Copy out each line exactly; pictures stay out of the copy.

- MATERIAL
════

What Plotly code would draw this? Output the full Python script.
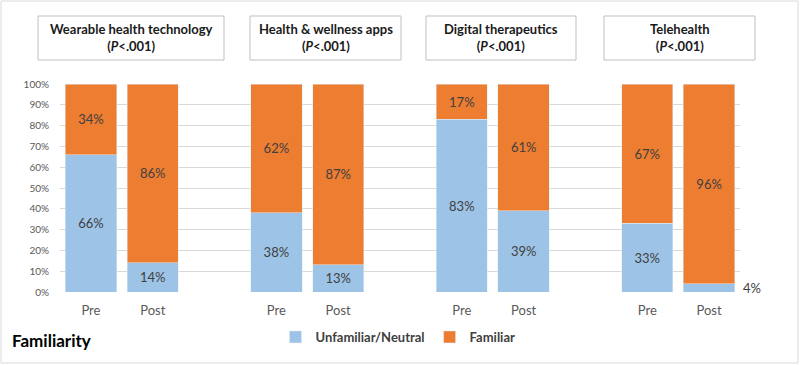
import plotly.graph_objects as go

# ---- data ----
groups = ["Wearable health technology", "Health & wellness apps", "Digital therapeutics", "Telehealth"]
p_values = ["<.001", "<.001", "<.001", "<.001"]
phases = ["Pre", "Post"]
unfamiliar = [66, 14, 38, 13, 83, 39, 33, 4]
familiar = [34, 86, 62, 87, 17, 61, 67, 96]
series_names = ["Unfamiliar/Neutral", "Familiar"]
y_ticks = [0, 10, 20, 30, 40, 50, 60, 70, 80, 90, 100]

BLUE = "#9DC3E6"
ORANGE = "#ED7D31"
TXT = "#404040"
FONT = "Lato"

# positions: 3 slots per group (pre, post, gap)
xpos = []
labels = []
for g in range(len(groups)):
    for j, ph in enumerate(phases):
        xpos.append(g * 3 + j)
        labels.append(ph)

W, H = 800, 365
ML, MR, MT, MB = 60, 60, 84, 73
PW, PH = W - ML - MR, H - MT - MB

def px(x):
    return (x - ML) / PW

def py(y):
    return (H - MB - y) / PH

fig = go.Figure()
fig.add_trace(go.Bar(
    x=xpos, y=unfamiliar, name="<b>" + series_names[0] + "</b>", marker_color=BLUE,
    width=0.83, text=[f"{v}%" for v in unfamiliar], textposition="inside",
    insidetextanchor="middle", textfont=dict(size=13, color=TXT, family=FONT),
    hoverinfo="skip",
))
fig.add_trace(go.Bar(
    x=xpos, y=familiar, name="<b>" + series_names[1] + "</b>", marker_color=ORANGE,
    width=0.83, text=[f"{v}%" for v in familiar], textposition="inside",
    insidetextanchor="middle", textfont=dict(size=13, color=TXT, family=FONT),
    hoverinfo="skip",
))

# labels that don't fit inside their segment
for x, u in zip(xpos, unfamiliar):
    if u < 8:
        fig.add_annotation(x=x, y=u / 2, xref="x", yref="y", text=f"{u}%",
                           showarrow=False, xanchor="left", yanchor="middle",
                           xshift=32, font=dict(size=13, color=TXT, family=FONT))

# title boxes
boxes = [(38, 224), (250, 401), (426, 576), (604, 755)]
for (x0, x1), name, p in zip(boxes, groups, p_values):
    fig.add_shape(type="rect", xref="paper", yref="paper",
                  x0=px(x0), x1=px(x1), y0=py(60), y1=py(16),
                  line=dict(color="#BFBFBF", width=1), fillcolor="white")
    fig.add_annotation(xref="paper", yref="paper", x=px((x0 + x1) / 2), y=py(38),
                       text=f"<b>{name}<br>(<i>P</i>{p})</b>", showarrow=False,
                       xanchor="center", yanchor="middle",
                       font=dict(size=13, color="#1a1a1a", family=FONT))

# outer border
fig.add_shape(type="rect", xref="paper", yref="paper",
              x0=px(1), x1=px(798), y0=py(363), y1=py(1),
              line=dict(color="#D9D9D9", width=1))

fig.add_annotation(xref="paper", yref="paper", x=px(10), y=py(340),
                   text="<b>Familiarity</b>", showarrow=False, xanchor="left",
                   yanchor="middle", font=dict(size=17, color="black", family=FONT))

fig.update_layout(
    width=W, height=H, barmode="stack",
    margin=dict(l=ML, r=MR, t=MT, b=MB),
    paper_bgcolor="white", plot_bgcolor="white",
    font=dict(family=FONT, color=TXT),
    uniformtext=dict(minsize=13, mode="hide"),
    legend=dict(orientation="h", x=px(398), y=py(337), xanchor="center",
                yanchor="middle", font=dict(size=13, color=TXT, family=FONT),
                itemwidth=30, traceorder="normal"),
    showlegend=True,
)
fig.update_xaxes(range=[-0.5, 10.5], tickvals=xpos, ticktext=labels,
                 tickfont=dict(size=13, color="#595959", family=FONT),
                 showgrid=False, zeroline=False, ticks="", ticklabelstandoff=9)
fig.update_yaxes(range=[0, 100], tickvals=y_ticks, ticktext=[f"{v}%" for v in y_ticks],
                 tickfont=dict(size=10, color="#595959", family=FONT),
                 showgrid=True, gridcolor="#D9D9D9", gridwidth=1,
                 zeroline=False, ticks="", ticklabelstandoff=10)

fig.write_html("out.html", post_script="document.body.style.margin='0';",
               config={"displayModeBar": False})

════

- FINAL RESULT
What Plotly code would draw this? Output the full Python script.
import plotly.graph_objects as go

# ---- data ----
groups = ["Wearable health technology", "Health & wellness apps", "Digital therapeutics", "Telehealth"]
p_values = ["<.001", "<.001", "<.001", "<.001"]
phases = ["Pre", "Post"]
unfamiliar = [66, 14, 38, 13, 83, 39, 33, 4]
familiar = [34, 86, 62, 87, 17, 61, 67, 96]
series_names = ["Unfamiliar/Neutral", "Familiar"]
y_ticks = [0, 10, 20, 30, 40, 50, 60, 70, 80, 90, 100]

BLUE = "#9DC3E6"
ORANGE = "#ED7D31"
TXT = "#404040"
FONT = "Lato"

# positions: 3 slots per group (pre, post, gap)
xpos = []
labels = []
for g in range(len(groups)):
    for j, ph in enumerate(phases):
        xpos.append(g * 3 + j)
        labels.append(ph)

W, H = 800, 365
ML, MR, MT, MB = 60, 60, 84, 73
PW, PH = W - ML - MR, H - MT - MB

def px(x):
    return (x - ML) / PW

def py(y):
    return (H - MB - y) / PH

fig = go.Figure()
fig.add_trace(go.Bar(
    x=xpos, y=unfamiliar, name="<b>" + series_names[0] + "</b>", marker_color=BLUE,
    width=0.83, text=[f"{v}%" for v in unfamiliar], textposition="inside",
    insidetextanchor="middle", textfont=dict(size=13, color=TXT, family=FONT),
    hoverinfo="skip",
))
fig.add_trace(go.Bar(
    x=xpos, y=familiar, name="<b>" + series_names[1] + "</b>", marker_color=ORANGE,
    width=0.83, text=[f"{v}%" for v in familiar], textposition="inside",
    insidetextanchor="middle", textfont=dict(size=13, color=TXT, family=FONT),
    hoverinfo="skip",
))

# labels that don't fit inside their segment
for x, u in zip(xpos, unfamiliar):
    if u < 8:
        fig.add_annotation(x=x, y=u / 2, xref="x", yref="y", text=f"{u}%",
                           showarrow=False, xanchor="left", yanchor="middle",
                           xshift=32, font=dict(size=13, color=TXT, family=FONT))

# title boxes
boxes = [(38, 224), (250, 401), (426, 576), (604, 755)]
for (x0, x1), name, p in zip(boxes, groups, p_values):
    fig.add_shape(type="rect", xref="paper", yref="paper",
                  x0=px(x0), x1=px(x1), y0=py(60), y1=py(16),
                  line=dict(color="#BFBFBF", width=1), fillcolor="white")
    fig.add_annotation(xref="paper", yref="paper", x=px((x0 + x1) / 2), y=py(38),
                       text=f"<b>{name}<br>(<i>P</i>{p})</b>", showarrow=False,
                       xanchor="center", yanchor="middle",
                       font=dict(size=13, color="#1a1a1a", family=FONT))

# outer border
fig.add_shape(type="rect", xref="paper", yref="paper",
              x0=px(1), x1=px(798), y0=py(363), y1=py(1),
              line=dict(color="#D9D9D9", width=1))

fig.add_annotation(xref="paper", yref="paper", x=px(10), y=py(340),
                   text="<b>Familiarity</b>", showarrow=False, xanchor="left",
                   yanchor="middle", font=dict(size=17, color="black", family=FONT))

fig.update_layout(
    width=W, height=H, barmode="stack",
    margin=dict(l=ML, r=MR, t=MT, b=MB),
    paper_bgcolor="white", plot_bgcolor="white",
    font=dict(family=FONT, color=TXT),
    uniformtext=dict(minsize=13, mode="hide"),
    legend=dict(orientation="h", x=px(398), y=py(337), xanchor="center",
                yanchor="middle", font=dict(size=13, color=TXT, family=FONT),
                itemwidth=30, traceorder="normal"),
    showlegend=True,
)
fig.update_xaxes(range=[-0.5, 10.5], tickvals=xpos, ticktext=labels,
                 tickfont=dict(size=13, color="#595959", family=FONT),
                 showgrid=False, zeroline=False, ticks="", ticklabelstandoff=9)
fig.update_yaxes(range=[0, 100], tickvals=y_ticks, ticktext=[f"{v}%" for v in y_ticks],
                 tickfont=dict(size=10, color="#595959", family=FONT),
                 showgrid=True, gridcolor="#D9D9D9", gridwidth=1,
                 zeroline=False, ticks="", ticklabelstandoff=10)

fig.write_html("out.html", post_script="document.body.style.margin='0';",
               config={"displayModeBar": False})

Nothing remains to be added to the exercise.